The strategy defines main tasks for science in Latvia (to create a knowledge-based country), main organisational structures (research centres at universities, national science centers in priority fields, state supported technology centers and knowledge intensive firms), priorities for the development of science fields (information technology, materials sciences; forest and wood-pulp; organic synthesis, biotechnology, and lettonics (Latvian studies), principles for science formation (grants, a limited number of state-funded scientific programmes, funding for infrastructure allocated to individual research institutions, orders placed by state institutions and market-oriented research), and renewal and strengthening of scientific personnel. The basic aim of the document is to achieve the increase in national budgetary allocation for science until the year 2010, no less than by 0.1% of the GDP annually so that it attains 1% of Latvia's GDP in the year 2007-2008.
At the same time, the commission of the strategy came to the conclusion that an abstract document, with figures and columns alone, will seem inexpressive to the Government and Saeima and will possibly be ignored. It is planned to supplement it with an appendix containing quite concrete, seemingly insignificant proposals - on how to regulate the legal status of former academic institutes and property rights to buildings given in their jurisdiction, on how to give the High Building in possession of the Academy of Sciences, how to draft a special "Law on the University of Latvia" (taking into consideration that nearly all former institutes of the Academy of Sciences are currently functioning within the university), what could a scenario be for the development of previous academic towns in Teika, Salaspils and Kleisti, what shape technology centers will take, etc.
With reference to general tendencies in the development of research one may admit that in the single EU research area Latvia's science could not become as versatile and strong as it was in the single science area of the USSR. It is hardly possible that Latvia will financially manage to raise all so far supported science fields up to the world level for them to attract all young talents. Latvia is not able to give adequate rise to the defined 5 science priorities, too, as actually the priorities entail nearly all Latvia's present science potential.

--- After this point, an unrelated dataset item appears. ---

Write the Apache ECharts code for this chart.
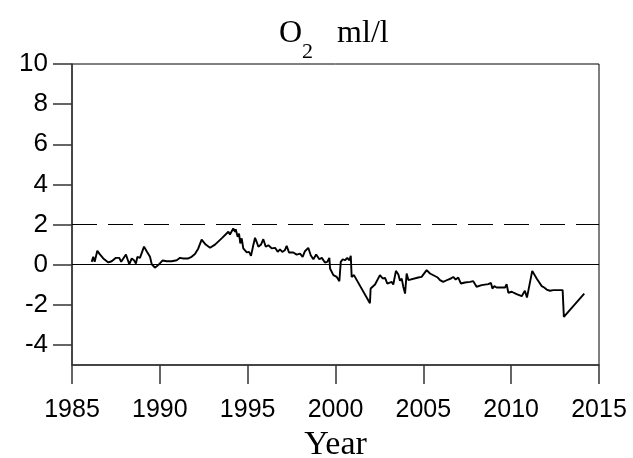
<!DOCTYPE html>
<html><head><meta charset="utf-8">
<script src="https://cdn.jsdelivr.net/npm/echarts@6/dist/echarts.min.js"></script>
<style>html,body{margin:0;padding:0;background:#fff}#c{width:633px;height:458px}</style>
</head><body><div id="c"></div>
<script>
const years = [
1986.12,1986.21,1986.29,1986.44,1986.59,1986.78,1987.07,1987.26,1987.50,1987.69,
1987.80,1988.07,1988.26,1988.40,1988.53,1988.64,1988.72,1988.87,1989.10,1989.25,
1989.44,1989.54,1989.72,1989.91,1990.16,1990.39,1990.68,1990.96,1991.15,1991.34,
1991.62,1991.81,1992.00,1992.19,1992.38,1992.61,1992.86,1993.14,1993.52,1993.90,
1993.99,1994.18,1994.28,1994.32,1994.43,1994.51,1994.58,1994.66,1994.75,1994.85,
1994.95,1995.08,1995.19,1995.32,1995.42,1995.51,1995.61,1995.76,1995.89,1996.03,
1996.18,1996.37,1996.56,1996.71,1996.84,1996.97,1997.12,1997.22,1997.35,1997.60,
1997.79,1997.98,1998.13,1998.26,1998.45,1998.59,1998.74,1998.90,1999.08,1999.22,
1999.40,1999.53,1999.65,1999.69,1999.78,1999.88,2000.07,2000.22,2000.30,2000.41,
2000.54,2000.67,2000.79,2000.87,2000.92,2001.05,2001.96,2002.00,2002.25,2002.53,
2002.69,2002.82,2002.95,2003.20,2003.29,2003.44,2003.58,2003.67,2003.77,2003.86,
2003.96,2004.05,2004.15,2004.24,2004.71,2004.90,2005.19,2005.38,2005.82,2005.95,
2006.13,2006.42,2006.57,2006.70,2006.84,2006.99,2007.14,2007.37,2007.66,2007.84,
2008.03,2008.32,2008.70,2008.85,2008.93,2009.04,2009.17,2009.65,2009.74,2009.84,
2010.03,2010.31,2010.60,2010.78,2010.90,2011.01,2011.20,2011.45,2011.74,2011.88,
2012.02,2012.21,2012.40,2012.93,2013.00,2014.16
];
const o2 = [
0.14,0.39,0.14,0.69,0.51,0.31,0.11,0.17,0.34,0.34,
0.14,0.51,0.02,0.31,0.22,0.06,0.39,0.34,0.90,0.67,
0.39,0.02,-0.15,-0.02,0.21,0.17,0.17,0.22,0.34,0.31,
0.31,0.39,0.53,0.81,1.25,1.00,0.84,1.00,1.31,1.64,
1.50,1.80,1.64,1.77,1.39,1.55,1.06,1.31,0.81,0.89,
0.61,0.64,0.44,0.97,1.34,1.14,0.89,1.00,1.27,0.89,
0.97,0.81,0.84,0.64,0.76,0.64,0.72,0.94,0.61,0.61,
0.50,0.55,0.39,0.67,0.84,0.47,0.27,0.51,0.27,0.34,
0.11,0.14,0.34,-0.19,-0.11,-0.52,-0.61,-0.82,0.14,0.27,
0.22,0.34,0.22,0.44,-0.61,-0.52,-1.92,-1.19,-0.99,-0.52,
-0.69,-0.66,-0.94,-0.86,-0.99,-0.31,-0.49,-0.80,-0.70,-1.10,
-1.44,-0.44,-0.77,-0.69,-0.64,-0.61,-0.27,-0.44,-0.64,-0.77,
-0.86,-0.74,-0.69,-0.61,-0.74,-0.64,-0.94,-0.89,-0.86,-0.82,
-1.10,-1.02,-0.97,-0.91,-1.19,-1.07,-1.14,-1.14,-0.97,-1.40,
-1.35,-1.47,-1.57,-1.30,-1.64,-1.64,-0.31,-0.69,-1.07,-1.14,
-1.24,-1.30,-1.27,-1.27,-2.60,-1.44
];
const yTickLabels = [-4,-2,0,2,4,6,8,10];
const xTickLabels = [1985,1990,1995,2000,2005,2010,2015];
const refSolid = 0;
const refDashed = 2;

const chart = echarts.init(document.getElementById('c'), null, {renderer:'canvas'});
const axisColor = '#333';
chart.setOption({
  animation:false,
  backgroundColor:'#fff',
  title:{
    text:'{o|O}{s|2}{o|   ml/l}',
    left:279, top:18, padding:0,
    textStyle:{
      fontWeight:'normal',
      rich:{
        o:{fontFamily:'Liberation Serif',fontWeight:'normal',fontSize:32,color:'#000',lineHeight:36,verticalAlign:'top'},
        s:{fontFamily:'Liberation Serif',fontWeight:'normal',fontSize:22,color:'#000',lineHeight:22,verticalAlign:'top',padding:[23,0,0,0]}
      }
    }
  },
  grid:{left:72,right:34,top:64,bottom:93,show:true,borderColor:'#000',borderWidth:1,containLabel:false,outerBoundsMode:'none'},
  xAxis:{
    type:'value',min:1985,max:2015,interval:5,
    name:'Year',nameLocation:'middle',nameGap:52,
    nameTextStyle:{fontFamily:'Liberation Serif',fontSize:34,color:'#000'},
    axisLine:{show:true,onZero:false,lineStyle:{color:axisColor,width:1.5}},
    axisTick:{show:true,length:19,lineStyle:{color:axisColor,width:1.5},customValues:xTickLabels},
    axisLabel:{fontFamily:'Liberation Sans',fontSize:25,color:'#000',margin:33,customValues:xTickLabels,formatter:v=>String(v)},
    splitLine:{show:false}
  },
  yAxis:{
    type:'value',min:-5,max:10,interval:1,
    axisLine:{show:true,onZero:false,lineStyle:{color:axisColor,width:1.5}},
    axisTick:{show:true,length:19,lineStyle:{color:axisColor,width:1.5},customValues:yTickLabels},
    axisLabel:{fontFamily:'Liberation Sans',fontSize:26,color:'#000',margin:24,customValues:yTickLabels,formatter:v=>String(v)},
    splitLine:{show:false}
  },
  series:[{
    type:'line',
    data:years.map((y,i)=>[y,o2[i]]),
    showSymbol:false,symbol:'none',
    lineStyle:{color:'#000',width:1.9},
    markLine:{
      silent:true,symbol:['none','none'],label:{show:false},
      data:[
        {yAxis:refSolid,lineStyle:{color:'#000',width:1.2,type:'solid'}},
        {yAxis:refDashed,lineStyle:{color:'#000',width:1.2,type:[25,11]}}
      ]
    }
  }]
});
</script>
</body></html>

Apparently, Latvia won't still long be able to maintain a high level for university education in all natural, engineering and social sciences. The gifted ones will go to study abroad anyway.
However, good university education tied with science has to be developed in the branches, where we are able to do it, where initiative has become visible. The former institutes have to be maintained as a firm ground for young talented people, who could work abroad a part of the time and periodically return home. Science cannot be planned. Mainly chances determine development here, occurrence of one or another strong talent. Had not W. Ostwald come to Riga in late 1881, strong traditions in chemistry had not developed there. Yet such a talent can appear in more or less prepared environment - had not G. Kieseritzky, Director of Riga Polytechnicum, been sufficiently wise to listen to the suggestion of Tartu Professor K. Schmidt, Ostwald had not got a position in Riga. Aside from invented, as if dictated by logics priority fields, science strategy shall, therefore, include also - support to very successful fields of science, which have unexpectedly appeared and received high international recognition. On the other hand, development of branches, which may provide the country with innovative technologies. Not always these accomplishments will be local products, and several local accomplishments, in their turn, will find their application abroad (W. Zapp's example with "Minox" camera at the VEF factory!). Yet constant sufficiently high general level is necessary for science. In Latvia, science is doubtlessly becoming more practical and smaller, yet its link with society and life ensures science understanding and support.